[Start of DATA TO USE]

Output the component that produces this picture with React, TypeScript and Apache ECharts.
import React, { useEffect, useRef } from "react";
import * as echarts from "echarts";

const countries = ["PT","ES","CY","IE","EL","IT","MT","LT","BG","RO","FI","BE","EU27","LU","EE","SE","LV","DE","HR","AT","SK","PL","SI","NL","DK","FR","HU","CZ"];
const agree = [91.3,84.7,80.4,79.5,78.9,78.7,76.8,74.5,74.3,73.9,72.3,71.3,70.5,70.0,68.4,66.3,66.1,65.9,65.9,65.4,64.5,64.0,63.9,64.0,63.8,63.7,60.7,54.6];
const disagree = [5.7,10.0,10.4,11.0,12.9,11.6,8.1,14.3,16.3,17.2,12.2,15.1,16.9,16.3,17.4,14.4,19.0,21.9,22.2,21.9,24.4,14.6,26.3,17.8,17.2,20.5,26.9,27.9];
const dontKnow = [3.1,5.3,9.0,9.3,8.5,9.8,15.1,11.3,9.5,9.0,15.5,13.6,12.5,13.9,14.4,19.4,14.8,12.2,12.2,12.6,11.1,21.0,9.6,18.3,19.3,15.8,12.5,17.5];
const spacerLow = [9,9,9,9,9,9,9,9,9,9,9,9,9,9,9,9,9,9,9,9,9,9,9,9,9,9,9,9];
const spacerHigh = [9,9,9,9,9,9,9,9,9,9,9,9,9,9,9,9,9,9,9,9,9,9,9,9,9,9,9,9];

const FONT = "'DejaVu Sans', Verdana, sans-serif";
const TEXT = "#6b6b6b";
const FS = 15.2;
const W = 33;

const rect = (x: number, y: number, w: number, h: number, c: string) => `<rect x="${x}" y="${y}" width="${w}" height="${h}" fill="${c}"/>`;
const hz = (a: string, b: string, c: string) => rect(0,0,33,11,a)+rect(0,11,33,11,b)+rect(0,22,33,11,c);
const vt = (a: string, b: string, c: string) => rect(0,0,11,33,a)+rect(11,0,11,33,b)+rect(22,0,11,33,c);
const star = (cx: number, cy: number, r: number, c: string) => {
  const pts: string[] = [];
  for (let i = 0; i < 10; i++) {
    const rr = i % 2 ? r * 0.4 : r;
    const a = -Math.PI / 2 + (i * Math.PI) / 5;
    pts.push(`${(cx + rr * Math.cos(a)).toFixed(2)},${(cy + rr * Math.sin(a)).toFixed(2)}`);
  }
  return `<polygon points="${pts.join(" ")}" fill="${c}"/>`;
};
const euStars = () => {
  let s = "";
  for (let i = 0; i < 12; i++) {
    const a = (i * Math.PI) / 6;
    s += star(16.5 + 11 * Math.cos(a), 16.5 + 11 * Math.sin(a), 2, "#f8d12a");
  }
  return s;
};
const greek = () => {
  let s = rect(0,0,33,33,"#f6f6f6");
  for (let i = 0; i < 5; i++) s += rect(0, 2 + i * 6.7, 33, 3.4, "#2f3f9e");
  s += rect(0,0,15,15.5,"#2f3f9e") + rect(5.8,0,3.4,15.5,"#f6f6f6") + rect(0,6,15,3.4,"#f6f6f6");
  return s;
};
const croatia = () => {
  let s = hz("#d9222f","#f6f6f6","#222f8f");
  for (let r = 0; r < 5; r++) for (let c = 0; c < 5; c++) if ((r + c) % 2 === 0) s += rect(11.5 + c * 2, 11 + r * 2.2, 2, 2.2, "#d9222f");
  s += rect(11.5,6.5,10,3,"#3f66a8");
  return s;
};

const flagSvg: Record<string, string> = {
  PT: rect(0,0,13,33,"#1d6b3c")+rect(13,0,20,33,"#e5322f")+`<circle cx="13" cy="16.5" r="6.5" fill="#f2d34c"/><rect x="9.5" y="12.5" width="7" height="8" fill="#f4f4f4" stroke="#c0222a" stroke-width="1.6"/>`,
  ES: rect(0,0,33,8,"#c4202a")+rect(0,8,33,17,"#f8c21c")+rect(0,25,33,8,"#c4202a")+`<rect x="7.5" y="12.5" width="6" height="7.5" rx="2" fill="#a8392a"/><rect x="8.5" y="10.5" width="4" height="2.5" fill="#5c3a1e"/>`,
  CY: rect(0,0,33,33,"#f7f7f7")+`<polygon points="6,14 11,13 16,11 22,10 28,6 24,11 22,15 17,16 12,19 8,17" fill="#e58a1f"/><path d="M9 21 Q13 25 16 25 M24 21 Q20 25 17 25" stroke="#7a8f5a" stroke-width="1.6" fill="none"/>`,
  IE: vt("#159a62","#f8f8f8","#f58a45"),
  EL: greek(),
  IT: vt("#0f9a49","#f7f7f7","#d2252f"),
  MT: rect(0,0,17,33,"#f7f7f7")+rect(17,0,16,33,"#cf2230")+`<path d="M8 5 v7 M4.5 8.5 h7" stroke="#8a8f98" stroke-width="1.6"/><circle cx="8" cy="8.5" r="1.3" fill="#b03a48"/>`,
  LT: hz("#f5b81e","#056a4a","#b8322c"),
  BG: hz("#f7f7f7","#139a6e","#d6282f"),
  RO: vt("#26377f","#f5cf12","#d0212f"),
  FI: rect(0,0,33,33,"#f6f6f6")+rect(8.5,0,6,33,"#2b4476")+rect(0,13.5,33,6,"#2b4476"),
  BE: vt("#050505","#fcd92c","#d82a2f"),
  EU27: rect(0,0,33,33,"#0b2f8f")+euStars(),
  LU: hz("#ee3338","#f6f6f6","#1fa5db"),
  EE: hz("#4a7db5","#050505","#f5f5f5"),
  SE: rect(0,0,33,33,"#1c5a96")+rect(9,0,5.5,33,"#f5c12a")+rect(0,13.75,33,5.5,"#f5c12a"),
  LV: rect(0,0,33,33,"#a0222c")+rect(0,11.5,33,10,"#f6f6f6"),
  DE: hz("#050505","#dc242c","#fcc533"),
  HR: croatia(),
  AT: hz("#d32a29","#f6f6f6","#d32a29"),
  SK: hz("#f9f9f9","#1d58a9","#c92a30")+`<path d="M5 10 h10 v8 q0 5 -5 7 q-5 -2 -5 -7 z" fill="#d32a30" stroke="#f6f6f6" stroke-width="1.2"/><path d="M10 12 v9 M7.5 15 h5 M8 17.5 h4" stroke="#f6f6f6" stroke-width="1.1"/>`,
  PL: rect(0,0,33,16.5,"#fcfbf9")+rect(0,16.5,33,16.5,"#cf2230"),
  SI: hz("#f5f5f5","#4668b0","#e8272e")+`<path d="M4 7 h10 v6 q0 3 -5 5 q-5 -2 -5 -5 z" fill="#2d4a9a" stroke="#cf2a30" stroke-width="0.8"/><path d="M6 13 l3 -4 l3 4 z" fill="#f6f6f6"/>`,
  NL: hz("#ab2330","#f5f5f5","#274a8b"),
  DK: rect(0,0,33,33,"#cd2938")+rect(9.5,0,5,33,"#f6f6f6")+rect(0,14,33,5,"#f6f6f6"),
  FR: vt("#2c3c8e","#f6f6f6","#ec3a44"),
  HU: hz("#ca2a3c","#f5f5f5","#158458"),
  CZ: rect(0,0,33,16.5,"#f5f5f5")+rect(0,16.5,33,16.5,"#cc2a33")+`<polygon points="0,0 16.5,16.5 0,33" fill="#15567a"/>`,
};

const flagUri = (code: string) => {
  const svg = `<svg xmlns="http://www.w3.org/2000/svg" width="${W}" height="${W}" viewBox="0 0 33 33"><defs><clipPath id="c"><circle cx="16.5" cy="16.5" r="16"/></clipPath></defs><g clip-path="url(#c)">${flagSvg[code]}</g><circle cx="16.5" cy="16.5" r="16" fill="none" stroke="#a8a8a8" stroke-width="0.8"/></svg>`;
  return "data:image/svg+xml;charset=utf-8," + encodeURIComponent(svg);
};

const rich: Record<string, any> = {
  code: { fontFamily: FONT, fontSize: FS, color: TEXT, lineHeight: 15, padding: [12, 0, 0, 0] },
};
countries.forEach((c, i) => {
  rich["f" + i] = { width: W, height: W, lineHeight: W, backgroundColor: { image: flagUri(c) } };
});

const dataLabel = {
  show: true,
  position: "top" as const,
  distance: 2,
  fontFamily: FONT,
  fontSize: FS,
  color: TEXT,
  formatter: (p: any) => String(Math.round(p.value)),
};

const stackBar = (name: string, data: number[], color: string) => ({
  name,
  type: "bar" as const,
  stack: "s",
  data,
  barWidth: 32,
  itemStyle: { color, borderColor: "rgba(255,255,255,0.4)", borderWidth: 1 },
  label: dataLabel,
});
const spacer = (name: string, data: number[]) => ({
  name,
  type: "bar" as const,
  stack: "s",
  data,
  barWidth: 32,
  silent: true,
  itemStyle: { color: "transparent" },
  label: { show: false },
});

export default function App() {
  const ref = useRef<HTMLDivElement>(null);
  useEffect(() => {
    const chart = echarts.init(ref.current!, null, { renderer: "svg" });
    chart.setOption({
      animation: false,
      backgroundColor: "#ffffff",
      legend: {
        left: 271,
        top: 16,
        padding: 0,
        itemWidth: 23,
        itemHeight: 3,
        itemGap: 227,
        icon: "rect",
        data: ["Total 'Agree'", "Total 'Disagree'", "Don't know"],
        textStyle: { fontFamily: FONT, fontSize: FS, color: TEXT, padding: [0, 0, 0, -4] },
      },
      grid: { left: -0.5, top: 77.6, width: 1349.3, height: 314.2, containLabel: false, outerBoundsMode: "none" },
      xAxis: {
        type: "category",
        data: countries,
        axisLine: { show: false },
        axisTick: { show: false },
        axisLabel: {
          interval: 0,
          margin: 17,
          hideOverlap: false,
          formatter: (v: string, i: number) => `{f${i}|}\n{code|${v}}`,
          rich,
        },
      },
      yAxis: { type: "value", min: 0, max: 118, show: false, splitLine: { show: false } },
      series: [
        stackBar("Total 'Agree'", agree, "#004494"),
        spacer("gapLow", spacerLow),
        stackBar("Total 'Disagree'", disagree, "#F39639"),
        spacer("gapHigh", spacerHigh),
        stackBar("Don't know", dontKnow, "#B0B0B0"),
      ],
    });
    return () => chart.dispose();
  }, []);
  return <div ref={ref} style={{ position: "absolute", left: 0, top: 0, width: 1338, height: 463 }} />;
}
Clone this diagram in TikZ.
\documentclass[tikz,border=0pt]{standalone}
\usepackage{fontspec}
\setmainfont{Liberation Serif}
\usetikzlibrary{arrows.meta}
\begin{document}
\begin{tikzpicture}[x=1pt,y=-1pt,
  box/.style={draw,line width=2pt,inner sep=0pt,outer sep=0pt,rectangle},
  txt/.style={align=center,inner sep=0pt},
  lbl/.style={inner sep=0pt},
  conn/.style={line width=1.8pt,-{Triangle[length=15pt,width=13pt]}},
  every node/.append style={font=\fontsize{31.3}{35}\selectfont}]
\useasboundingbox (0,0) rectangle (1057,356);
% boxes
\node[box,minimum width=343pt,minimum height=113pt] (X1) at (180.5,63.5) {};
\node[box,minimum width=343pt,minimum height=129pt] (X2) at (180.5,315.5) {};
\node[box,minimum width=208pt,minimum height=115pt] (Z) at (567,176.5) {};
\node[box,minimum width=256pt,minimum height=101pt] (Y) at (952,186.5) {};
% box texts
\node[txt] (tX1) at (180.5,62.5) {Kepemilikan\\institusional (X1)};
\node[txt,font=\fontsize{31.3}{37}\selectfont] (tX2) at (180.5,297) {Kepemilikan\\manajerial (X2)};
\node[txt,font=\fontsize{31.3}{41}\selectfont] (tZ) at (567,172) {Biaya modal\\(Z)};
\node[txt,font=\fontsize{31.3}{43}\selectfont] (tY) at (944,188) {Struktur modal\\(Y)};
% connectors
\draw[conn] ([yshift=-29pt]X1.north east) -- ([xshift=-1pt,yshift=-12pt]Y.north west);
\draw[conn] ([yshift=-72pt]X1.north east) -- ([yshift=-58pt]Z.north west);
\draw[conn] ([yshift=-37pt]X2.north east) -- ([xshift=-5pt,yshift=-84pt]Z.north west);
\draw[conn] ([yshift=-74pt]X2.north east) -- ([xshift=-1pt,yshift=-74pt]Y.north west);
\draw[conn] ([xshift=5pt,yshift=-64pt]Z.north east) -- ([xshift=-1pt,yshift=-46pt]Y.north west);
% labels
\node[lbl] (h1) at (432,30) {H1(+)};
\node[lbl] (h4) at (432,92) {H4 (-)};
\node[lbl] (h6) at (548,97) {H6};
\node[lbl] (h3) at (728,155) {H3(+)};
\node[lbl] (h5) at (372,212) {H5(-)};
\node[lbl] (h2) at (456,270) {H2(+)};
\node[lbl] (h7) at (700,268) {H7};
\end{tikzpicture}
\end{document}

[End of DATA TO USE]

→ TASK PROMPT
Please give back only the lines between the first line of the entries and the line with "import * as", both ends included, word for word.

→ TASK RESULT
Output the component that produces this picture with React, TypeScript and Apache ECharts.
import React, { useEffect, useRef } from "react";
import * as echarts from "echarts";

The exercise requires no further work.